G. Kasbarian – Photo Jean-Luc Hauser – Wikipedia

   Un certain Guillaume Kasbarian, il y a peu député quasi inconnu, fan d’Elon Musk et surgi d’un chapeau magique tel le lapin tueur des Monty Python, a reçu la mission jubilatoire de porter l’estocade à ces cohortes dépenaillées de fonctionnaires qui encombrent nuisiblement bureaux poussiéreux, écoles miteuses et hôpitaux fissurés. Quel meilleur poste pour ce faire que celui de ministre de la Fonction publique. Ou : quand le boucher revêt le costume du berger. La litanie des clichés est entonnée à tue-tête : fonctionnaires pléthoriques, fainéants, privilégiés, inefficaces… brebis intolérablement galeuses. Toute mesure susceptible d’en réduire le nombre, les mettre – enfin ! – au travail, les faire entrer dans le rang et les rendre performants ne peut être que salutaire. Notre Kasbarian s’arme donc de la vaillance de ceux qui se retroussent les manches – eux ! – et il lui suffit de quelques semaines pour abattre un boulot de titan… et des pans entiers de l’édifice public. Telles sont du moins ses intentions les plus chères.

   L’exemple des enseignants est significatif. Ils constituent depuis quelques décennies, et de plus en plus, une cible privilégiée et facile. Ces pauvres incapables, il est vrai, concentrent en leurs haïssables personnes toutes les tares que l’on abhorre dès lors qu’on est citoyen de bon sens. Toujours en vacances, absents ou en grève, royalement rémunérés et gratifiés de primes pharamineuses, exerçant une activité de dilettante, pour ainsi dire une sinécure, ce sont tous des gauchistes qui en demandent toujours plus pour en donner toujours moins. L’opinion publique, éclairée par les médias qui ont le courage de dire la vérité, ne s’y trompe pas. Le « prof bashing » relève du « pas de fumée sans feux », c’est une évidence. Et les bouchers déguisés en bergers à la tête du ministère de l’Éducation nationale ces dernières années – le charismatique Jean-Michel Blanquer constituant un excellent exemple – s’ils ont eu le mérite de s’attaquer au pachyderme, n’ont malheureusement pas su ou pu pousser assez loin leur projet d’équarrissage.
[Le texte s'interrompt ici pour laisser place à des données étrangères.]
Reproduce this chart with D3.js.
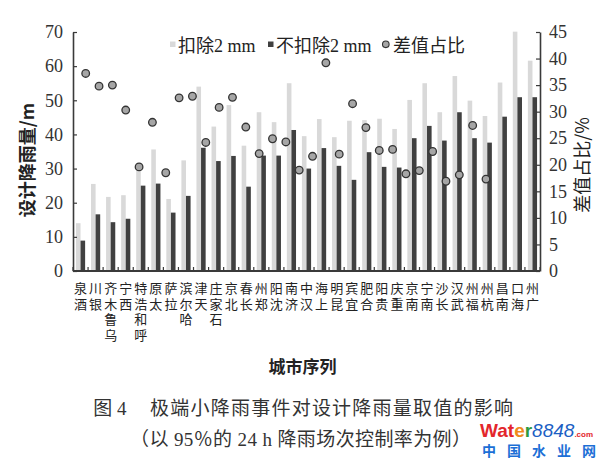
<!DOCTYPE html>
<html><head><meta charset="utf-8">
<script src="https://cdn.jsdelivr.net/npm/d3@7"></script>
<style>body{margin:0;background:#fff}</style>
</head><body><svg id="c" width="608" height="463"></svg>
<script>
const cities = ["酒泉","银川","乌鲁木齐","西宁","呼和浩特","太原","拉萨","哈尔滨","天津","石家庄","北京","长春","郑州","沈阳","济南","汉中","上海","昆明","宜宾","合肥","贵阳","重庆","南京","南宁","长沙","武汉","福州","杭州","南昌","海口","广州"];
// 扣除2 mm (mm)
const deducted = [14.0,25.5,21.7,22.2,31.0,35.6,21.1,32.4,54.0,42.3,48.6,36.7,46.5,43.6,55.0,39.5,44.5,39.2,44.0,44.2,44.6,41.6,50.1,55.0,46.5,57.1,49.9,45.4,55.2,70.1,61.6];
// 不扣除2 mm (mm)
const notDeducted = [8.9,16.6,14.3,15.3,25.0,25.6,17.1,22.0,36.1,32.2,33.7,24.7,33.8,33.8,41.3,30.0,36.0,30.8,26.7,34.8,30.5,30.3,38.9,42.5,38.2,46.5,38.9,37.6,45.2,50.9,50.9];
// 差值占比 (%)
const diffRatio = [37.2,34.8,35.0,30.3,19.6,28.0,18.5,32.6,32.9,24.2,30.8,32.7,27.1,22.1,24.9,24.3,19.0,21.6,39.2,22.0,31.5,27.0,22.7,22.9,18.3,18.9,22.5,16.9,18.1,27.4,17.3];
const leftTicks = [0,10,20,30,40,50,60,70];
const rightTicks = [0,5,10,15,20,25,30,35,40,45];
const seriesNames = ["扣除2 mm","不扣除2 mm","差值占比"];

const svg = d3.select("#c");
const L = 73, R = 540, T = 32, B = 271;
const numFont = "'Liberation Serif','Times New Roman',serif";
const cjkFont = "'Noto Sans CJK SC',sans-serif";
const mixFont = "'Liberation Serif','Noto Sans CJK SC',serif";
const axisColor = "#3a3a3a";
const lightC = "#d9d9d9", darkC = "#404040", dotC = "#a6a6a6";

const x0 = d3.scaleBand().domain(cities).range([L, R]).paddingInner(0.39).paddingOuter(0.195);
const xFull = d3.scaleBand().domain(cities).range([L, R]);
const x1 = d3.scaleBand().domain(["a","b"]).range([0, x0.bandwidth()]);
const xDot = d3.scalePoint().domain(cities).range([85.7, 486]);
const yL = d3.scaleLinear().domain([0,70]).range([B, T]);
const yR = d3.scaleLinear().domain([0,45]).range([B, T]);

const data = cities.map((c,i)=>({c, a:deducted[i], b:notDeducted[i], p:diffRatio[i]}));

// bars
const g = svg.append("g");
g.selectAll("rect.a").data(data).join("rect").attr("class","a")
  .attr("x", d=>x0(d.c)+x1("a")).attr("width", x1.bandwidth())
  .attr("y", d=>yL(d.a)).attr("height", d=>yL(0)-yL(d.a)).attr("fill", lightC);
g.selectAll("rect.b").data(data).join("rect").attr("class","b")
  .attr("x", d=>x0(d.c)+x1("b")).attr("width", x1.bandwidth())
  .attr("y", d=>yL(d.b)).attr("height", d=>yL(0)-yL(d.b)).attr("fill", darkC);

// dots
g.selectAll("circle.p").data(data).join("circle").attr("class","p")
  .attr("cx", d=>xDot(d.c)).attr("cy", d=>yR(d.p)).attr("r", 3.8)
  .attr("fill", dotC).attr("stroke", "#333").attr("stroke-width", 1.3);

// left axis
const aL = svg.append("g").attr("transform",`translate(${L},0)`)
  .call(d3.axisLeft(yL).tickValues(leftTicks).tickSizeInner(-4).tickSizeOuter(0).tickPadding(10));
// right axis
const aR = svg.append("g").attr("transform",`translate(${R},0)`)
  .call(d3.axisRight(yR).tickValues(rightTicks).tickSizeInner(-4).tickSizeOuter(0).tickPadding(9));
[aL,aR].forEach(a=>{
  a.select(".domain").attr("stroke", axisColor).attr("stroke-width", 1.6);
  a.selectAll(".tick line").attr("stroke", axisColor).attr("stroke-width", 1.2);
  a.selectAll(".tick text").attr("font-family", numFont).attr("font-size", 18).attr("fill","#333");
});

// bottom axis
svg.append("line").attr("x1", L).attr("x2", R).attr("y1", B).attr("y2", B)
  .attr("stroke", axisColor).attr("stroke-width", 1.8);
const bounds = cities.map(c=>xFull(c)).concat([xFull(cities[cities.length-1])+xFull.bandwidth()]);
svg.selectAll("line.xt").data(bounds).join("line").attr("class","xt")
  .attr("x1", d=>d).attr("x2", d=>d).attr("y1", B).attr("y2", B-4)
  .attr("stroke", axisColor).attr("stroke-width", 1.2);

// category labels: upright characters stacked vertically, last character nearest the axis
svg.append("g").selectAll("text.cat").data(cities).join("text").attr("class","cat")
  .attr("x", c=>xFull(c)+xFull.bandwidth()/2).attr("y", 282)
  .attr("font-family", cjkFont).attr("font-size", 13).attr("fill","#222")
  .style("writing-mode","vertical-rl").style("text-orientation","upright")
  .attr("letter-spacing", 2.4)
  .text(c=>Array.from(c).reverse().join(""));

// axis titles
svg.append("text").attr("transform","translate(34,160) rotate(-90)").attr("text-anchor","middle")
  .attr("font-family", cjkFont).attr("font-size", 18).attr("font-weight","bold").attr("fill","#222")
  .text("设计降雨量/m");
svg.append("text").attr("transform","translate(589,165) rotate(-90)").attr("text-anchor","middle")
  .attr("font-family", cjkFont).attr("font-size", 18).attr("fill","#222")
  .text("差值占比/%");
svg.append("text").attr("x", 302.5).attr("y", 373).attr("text-anchor","middle")
  .attr("font-family", cjkFont).attr("font-size", 17).attr("font-weight","bold").attr("fill","#222")
  .text("城市序列");

// legend
const lg = svg.append("g").attr("font-size", 18).attr("fill","#222").attr("font-family", mixFont);
lg.append("rect").attr("x",170).attr("y",41.5).attr("width",5.5).attr("height",5.5).attr("fill", lightC);
lg.append("text").attr("x",178).attr("y",51.5).text(seriesNames[0]);
lg.append("rect").attr("x",268).attr("y",41.5).attr("width",5.5).attr("height",5.5).attr("fill", darkC);
lg.append("text").attr("x",276).attr("y",51.5).text(seriesNames[1]);
lg.append("circle").attr("cx",385.8).attr("cy",44.3).attr("r",3.3).attr("fill", dotC).attr("stroke","#333").attr("stroke-width",1.1);
lg.append("text").attr("x",393).attr("y",51.5).text(seriesNames[2]);

// caption
svg.append("text").attr("x", 93.3).attr("y", 415).attr("font-family", mixFont).attr("font-size", 19).attr("fill","#333").text("图 4");
svg.append("text").attr("x", 150).attr("y", 415).attr("font-family", cjkFont).attr("font-size", 19).attr("fill","#333")
  .attr("textLength", 363).attr("lengthAdjust","spacing").text("极端小降雨事件对设计降雨量取值的影响");
svg.append("text").attr("x", 130).attr("y", 446).attr("font-family", mixFont).attr("font-size", 19).attr("fill","#333")
  .attr("textLength", 341).attr("lengthAdjust","spacing").text("（以 95％的 24 h 降雨场次控制率为例）");

// watermark
const wm = svg.append("text").attr("x", 480).attr("y", 437).attr("font-family","'Liberation Sans',Arial,sans-serif").attr("font-weight","bold");
wm.append("tspan").attr("font-size", 19).attr("fill","#e3262c").text("Wat");
wm.append("tspan").attr("font-size", 19).attr("fill","#f08a1c").text("e");
wm.append("tspan").attr("font-size", 19).attr("fill","#2e9a3e").text("r");
wm.append("tspan").attr("font-size", 19).attr("font-style","italic").attr("font-weight","normal").attr("fill","#1c5fc4").text("8848");
wm.append("tspan").attr("font-size", 8).attr("fill","#e3262c").text(".com");
svg.append("text").attr("x", 482).attr("y", 456).attr("font-family", cjkFont).attr("font-weight","bold").attr("font-size", 14)
  .attr("fill","#1c6fd6").attr("textLength", 114).attr("lengthAdjust","spacing").text("中国水业网");
</script>
</body></html>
Mais, hosannah ! nous sommes sur le bon chemin avec le gouvernement Barnier.

Nicolas Sarkozy – Photo Wikipedia, source

   Celui-ci a récemment reçu le soutien précieux d’un des grands hommes de notre France du XXIe siècle. Un vrai, un dur, un tatoué, un repris de justice, un ex-chef de l’État, qui sous son règne avait déjà tout compris, mais qui fut sottement évincé du pouvoir par les hordes de ceux dont il était, lui, incompris. Le brillant Nicolas Sarkozy, donc, est venu apporter sa pierre à l’édifice, ou plutôt le contraire, puisque nous parlons bien de démolition. Dans son style habituel, mélange d’arrogance délicieuse, d’ironie subtile et de décontraction aussi frétillante que démagogique[1], devant un parterre d’esprits fins, notre ancien président a donc su asséner quelques vérités définitives et mettre même les rieurs de son côté. Sacrifiant jouissivement à la tradition déjà évoquée de l’éreintage des profs, il a déroulé ses sarcasmes au sujet des enseignants, de maternelle en particulier, tout en sous-entendant que les vérités sorties de sa bouche étaient bien sûr applicables à l’ensemble de la profession et même des fonctionnaires en général.

   Ignorant de façon délibérée les réalités pourtant chiffrées sur le travail effectif des enseignants français, Nicolas Sarkozy a joué le jeu de celui qui hésite, ou plutôt jongle, entre hypocrisie et cynisme pour évoquer un métier qu’il considère et juge depuis les hautes altitudes de sa condescendance.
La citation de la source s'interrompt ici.